Nick Thomas-Symonds, the Cabinet Office minister, who is in charge of the negotiations, is due in Brussels on Monday to underline the government’s position in front of a joint meeting of members from the British and European parliaments.

But in the negotiating room, agreement is proving hard to come by, with officials toiling over three potential deals: one covering trade in food and agricultural products; one covering carbon emissions; and one expanding visa freedoms for young people.

Sources briefed on the talks say the agricultural trade deal is close to completion after European officials accepted that Britain could keep its higher animal welfare standards as part of any agreement.

Discussions on the carbon emissions deal, which would link the carbon emission trading schemes in the UK and EU and avoid Britain having to pay a cross-border carbon tax, are also thought to be well advanced. However, the youth mobility scheme, which ministers have rebadged as a youth experience scheme to dispel fears about higher levels of migration, is causing a major stumbling block.

EU leaders have instructed Brussels officials to negotiate over reducing the fees for all European students in return for accepting British demands of a two-year time limit on the scheme and a limit on numbers of fewer than 100,000 a year.
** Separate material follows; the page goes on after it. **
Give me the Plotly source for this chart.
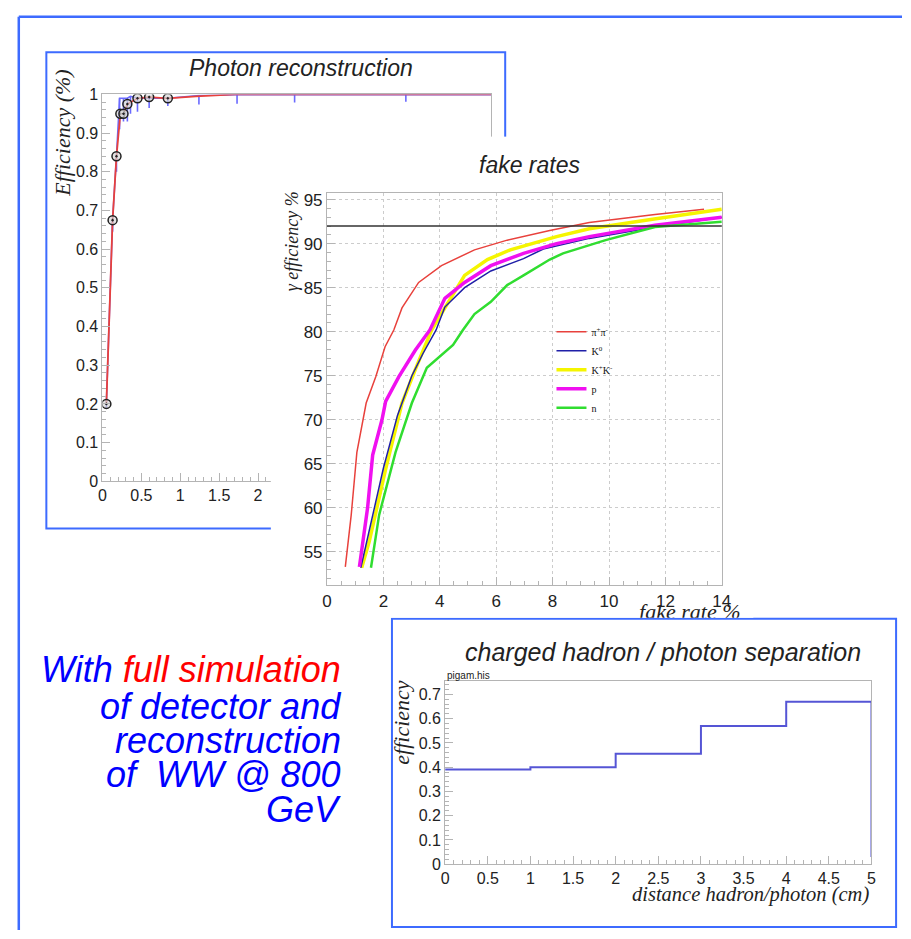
import plotly.graph_objects as go

W, H = 911, 939

# ---------------- data ----------------
# Panel 1: Photon reconstruction (efficiency vs. x)
PR_RED_X = [0.05, 0.13, 0.18, 0.23, 0.27, 0.32, 0.45, 0.6, 0.84, 1.2, 1.7, 2.5, 5.0]
PR_RED_Y = [0.2, 0.675, 0.84, 0.95, 0.95, 0.975, 0.99, 0.993, 0.99, 0.995, 1.0, 1.0, 1.0]
PR_BLUE_X = [0.05, 0.13, 0.18, 0.22, 0.27, 0.32, 0.36, 0.45, 0.6, 0.84, 1.24, 1.73, 2.47, 3.9, 5.0]
PR_BLUE_Y = [0.2, 0.675, 0.84, 0.99, 0.99, 0.99, 0.995, 0.99, 0.99, 0.99, 0.997, 0.999, 0.999, 0.999, 0.999]
PR_BLUE_ERR = [0.01, 0.03, 0.04, 0.08, 0.06, 0.06, 0.045, 0.035, 0.025, 0.02, 0.023, 0.023, 0.02, 0.018, 0.0]
PR_MARK_X = [0.05, 0.13, 0.18, 0.23, 0.27, 0.32, 0.45, 0.6, 0.84]
PR_MARK_Y = [0.2, 0.675, 0.84, 0.95, 0.95, 0.975, 0.99, 0.993, 0.99]

# Panel 2: fake rates (gamma efficiency % vs fake rate %)
FR_NAMES = ["π<sup>+</sup>π<sup>-</sup>", "K<sup>0</sup>", "K<sup>+</sup>K<sup>-</sup>", "p", "n"]
FR_PIPI_X = [0.65, 0.86, 1.06, 1.39, 1.73, 2.06, 2.37, 2.66, 3.25, 4.06, 5.23, 6.39, 7.9, 9.3, 11.63, 13.37]
FR_PIPI_Y = [53.3, 59.2, 66.3, 71.9, 74.9, 78.3, 80.2, 82.7, 85.6, 87.5, 89.3, 90.4, 91.5, 92.4, 93.3, 93.9]
FR_K0_X = [1.2, 1.5, 2.0, 2.5, 3.01, 3.4, 3.87, 4.18, 4.88, 5.81, 6.97, 7.67, 9.3, 11.63, 14.0]
FR_K0_Y = [53.2, 57.5, 64.5, 70.5, 75.0, 77.5, 80.2, 82.8, 85.0, 86.9, 88.3, 89.4, 90.6, 91.9, 93.0]
FR_KK_X = [1.23, 1.5, 2.08, 2.66, 3.13, 3.71, 4.18, 4.88, 5.69, 6.5, 8.14, 9.3, 11.6, 14.0]
FR_KK_Y = [53.2, 56.2, 64.4, 71.9, 75.7, 80.2, 82.7, 86.4, 88.2, 89.3, 90.8, 91.7, 92.8, 93.9]
FR_P_X = [1.15, 1.44, 1.62, 1.95, 2.08, 2.55, 3.13, 3.65, 4.18, 4.88, 5.81, 6.97, 8.14, 9.3, 11.63, 14.0]
FR_P_Y = [53.3, 60.0, 66.0, 70.0, 72.1, 74.9, 77.9, 80.2, 83.8, 85.6, 87.5, 88.9, 90.0, 90.8, 92.1, 93.0]
FR_N_X = [1.56, 1.85, 2.43, 3.01, 3.54, 4.0, 4.47, 4.82, 5.23, 5.81, 6.39, 6.97, 7.9, 8.37, 9.88, 11.63, 12.79, 14.0]
FR_N_Y = [53.2, 59.2, 66.3, 71.9, 75.9, 77.2, 78.5, 80.2, 82.0, 83.4, 85.3, 86.4, 88.2, 88.9, 90.4, 91.9, 92.2, 92.5]
FR_THRESHOLD = 92

# Panel 3: charged hadron / photon separation (histogram)
SEP_BIN_EDGES = [0, 1, 2, 3, 4, 5]
SEP_BIN_VALUES = [0.39, 0.40, 0.455, 0.57, 0.67]
SEP_END_VALUE = 0.03


def fx(p):
    """page pixel x -> paper fraction"""
    return p / W


def fy(p):
    """page pixel y -> paper fraction"""
    return 1 - p / H


SANS = "Liberation Sans, Arial, sans-serif"
SERIF = "Liberation Serif, Times New Roman, serif"
FRAME = "#3d6bff"
AXC = "#b4b4b4"
TXT = "#222222"

fig = go.Figure()

# ---- panel 1 traces ----
fig.add_trace(go.Scatter(
    x=PR_BLUE_X, y=PR_BLUE_Y, mode="lines", xaxis="x", yaxis="y",
    line=dict(color="#6a6aff", width=1.6),
    error_y=dict(type="data", symmetric=False, array=[0] * len(PR_BLUE_ERR),
                 arrayminus=PR_BLUE_ERR, color="#6a6aff", thickness=1.6, width=0),
    showlegend=False, hoverinfo="skip"))
fig.add_trace(go.Scatter(
    x=PR_RED_X, y=PR_RED_Y, mode="lines", xaxis="x", yaxis="y",
    line=dict(color="#e8413c", width=1.8), showlegend=False, hoverinfo="skip"))
fig.add_trace(go.Scatter(
    x=PR_MARK_X, y=PR_MARK_Y, mode="markers", xaxis="x", yaxis="y",
    marker=dict(symbol="circle-dot", size=9, color="rgba(215,215,215,0.7)",
                line=dict(color="#222", width=1.5)),
    showlegend=False, hoverinfo="skip"))

# ---- cover (white sheet of the fake-rate picture); its x/y are page pixels ----
fig.add_trace(go.Scatter(
    x=[747], y=[617], mode="text", xaxis="x2", yaxis="y2",
    text=["<i>fake rate %</i>"], textposition="middle left",
    textfont=dict(family=SERIF, size=22, color=TXT),
    cliponaxis=True, showlegend=False, hoverinfo="skip"))

# ---- panel 2 traces ----
series = [
    (FR_PIPI_X, FR_PIPI_Y, FR_NAMES[0], "#e8413c", 1.5, 1),
    (FR_KK_X, FR_KK_Y, FR_NAMES[2], "#f5f500", 3.5, 3),
    (FR_K0_X, FR_K0_Y, FR_NAMES[1], "#1f1fa8", 1.5, 2),
    (FR_P_X, FR_P_Y, FR_NAMES[3], "#f010f0", 3.5, 4),
    (FR_N_X, FR_N_Y, FR_NAMES[4], "#30dd30", 2.5, 5),
]
for sx, sy, name, col, lw, rank in series:
    fig.add_trace(go.Scatter(
        x=sx, y=sy, mode="lines", name=name, xaxis="x3", yaxis="y3",
        line=dict(color=col, width=lw), legendrank=rank, hoverinfo="skip"))

# ---- panel 3 trace ----
step_x = SEP_BIN_EDGES[:-1] + [SEP_BIN_EDGES[-1], SEP_BIN_EDGES[-1]]
step_y = SEP_BIN_VALUES + [SEP_BIN_VALUES[-1], SEP_END_VALUE]
fig.add_trace(go.Scatter(
    x=step_x, y=step_y, mode="lines", line_shape="hv", xaxis="x4", yaxis="y4",
    line=dict(color="#5555d5", width=2), showlegend=False, hoverinfo="skip"))


def axis(domain, rng, dtick, minor_dtick, anchor, grid=False, size=16):
    return dict(
        domain=domain, range=rng, anchor=anchor, dtick=dtick, tick0=0,
        ticks="inside", ticklen=8, tickwidth=1, tickcolor=AXC,
        showline=True, linecolor=AXC, linewidth=1, mirror=True,
        showgrid=grid, gridcolor="#cccccc", griddash="dot", gridwidth=1,
        zeroline=False, tickfont=dict(family=SANS, size=size, color=TXT),
        minor=dict(ticks="inside", ticklen=4, dtick=minor_dtick, tickcolor=AXC, showgrid=False),
        fixedrange=True,
    )


hidden = dict(showline=False, showgrid=False, zeroline=False, showticklabels=False,
              ticks="", fixedrange=True)

layout = dict(
    width=W, height=H, margin=dict(l=0, r=0, t=0, b=0),
    paper_bgcolor="white", plot_bgcolor="white",
    xaxis=axis([fx(99), fx(494)], [0, 5], 0.5, 0.1, "y"),
    yaxis=axis([fy(482), fy(88)], [0, 1], 0.1, 0.02, "x"),
    xaxis2=dict(domain=[fx(270), fx(760)], range=[270, 760], anchor="y2", **hidden),
    yaxis2=dict(domain=[fy(621), fy(131)], range=[621, 131], anchor="x2", **hidden),
    xaxis3=axis([fx(327), fx(728)], [0, 14], 2, 0.5, "y3", grid=True, size=17),
    yaxis3=axis([fy(588), fy(188)], [51.2, 95.8], 5, 1, "x3", grid=True, size=17),
    xaxis4=axis([fx(447), fx(880)], [0, 5], 0.5, 0.1, "y4"),
    yaxis4=axis([fy(872), fy(685)], [0, 0.757], 0.1, 0.02, "x4"),
    showlegend=True,
    legend=dict(x=fx(555), y=fy(315), xanchor="left", yanchor="top",
                bgcolor="rgba(0,0,0,0)", borderwidth=0, tracegroupgap=0,
                font=dict(family=SERIF, size=10, color="#111")),
)
fig.update_layout(**layout)

shapes = [
    dict(type="line", xref="paper", yref="paper", x0=fx(14), x1=fx(911), y0=fy(9), y1=fy(9),
         line=dict(color=FRAME, width=2.5), layer="below"),
    dict(type="line", xref="paper", yref="paper", x0=fx(14), x1=fx(14), y0=fy(9), y1=fy(939),
         line=dict(color=FRAME, width=2.5), layer="below"),
    dict(type="rect", xref="paper", yref="paper", x0=fx(42), x1=fx(508), y0=fy(530), y1=fy(45),
         line=dict(color=FRAME, width=2), layer="below"),
    dict(type="rect", xref="paper", yref="paper", x0=fx(393), x1=fx(905), y0=fy(936), y1=fy(622),
         line=dict(color=FRAME, width=2), layer="below"),
    dict(type="line", xref="x3 domain", yref="y3", x0=0, x1=1, y0=FR_THRESHOLD, y1=FR_THRESHOLD,
         line=dict(color="#333333", width=1.5), layer="above"),
]
fig.update_layout(shapes=shapes)


def ann(text, x, y, size, family=SANS, color=TXT, xanchor="center", angle=0):
    return dict(text=text, x=fx(x), y=fy(y), xref="paper", yref="paper", showarrow=False,
                xanchor=xanchor, yanchor="middle", textangle=angle,
                font=dict(family=family, size=size, color=color))


annotations = [
    ann("<i>Photon reconstruction</i>", 301, 61, 23),
    ann("<i>Efficiency (%)</i>", 59, 128, 22, SERIF, angle=-90),
    ann("<i>fake rates</i>", 533, 160, 23),
    ann("<i>γ efficiency %</i>", 291, 238, 18, SERIF, angle=-90),
    ann("<i>charged hadron / photon separation</i>", 668, 656, 25),
    ann("pigam.his", 447, 680, 10, xanchor="left"),
    ann("<i>efficiency</i>", 403, 727, 22, SERIF, angle=-90),
    ann("<i>distance hadron/photon (cm)</i>", 880, 903, 20.5, SERIF, xanchor="right"),
    ann("<i>With <span style='color:#ff0000'>full simulation</span></i>", 343, 674, 36,
        color="#0000ff", xanchor="right"),
    ann("<i>of detector and</i>", 343, 711, 36, color="#0000ff", xanchor="right"),
    ann("<i>reconstruction</i>", 343, 746, 36, color="#0000ff", xanchor="right"),
    ann("<i>of  WW @ 800</i>", 343, 781, 36, color="#0000ff", xanchor="right"),
    ann("<i>GeV</i>", 343, 816, 36, color="#0000ff", xanchor="right"),
]
fig.update_layout(annotations=annotations)

fig.write_html("out.html")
The instruction was handed over as part of the formal negotiating mandate given earlier this year by the European Council to the European Commission, which carries out the talks.

Sources in Brussels say that since Brexit, the proportion of European students in the UK has fallen from 27% to 5%, and they argue that the European middle-class is being priced out of a British university education.

But UK officials say that while a cap and a time limit were explicitly referenced in last year’s agreement, a reduction in fees was not. They say that if the government accepted Brussels’ demand it would require a “really big” concession in return beyond the requirements the government had already set out.

UK officials are keen to make the scheme more flexible than the EU is proposing, for example by allowing participants to change between work, study or simply travelling as they wish.

Mark Corver, an analyst of university funding and director at Campus Numerics, said setting fees for EU students at the same level as British students’ would cost the sector £140m in the first year, and £400m across the three-year period of a typical course.

Jamie Arrowsmith, the director of Universities UK International, said: “We fully support the government’s position on home fee status. This would carry a very significant cost and risks undermining the financial sustainability of universities, which would not be in the best interests of the UK or the EU, or prospective students.”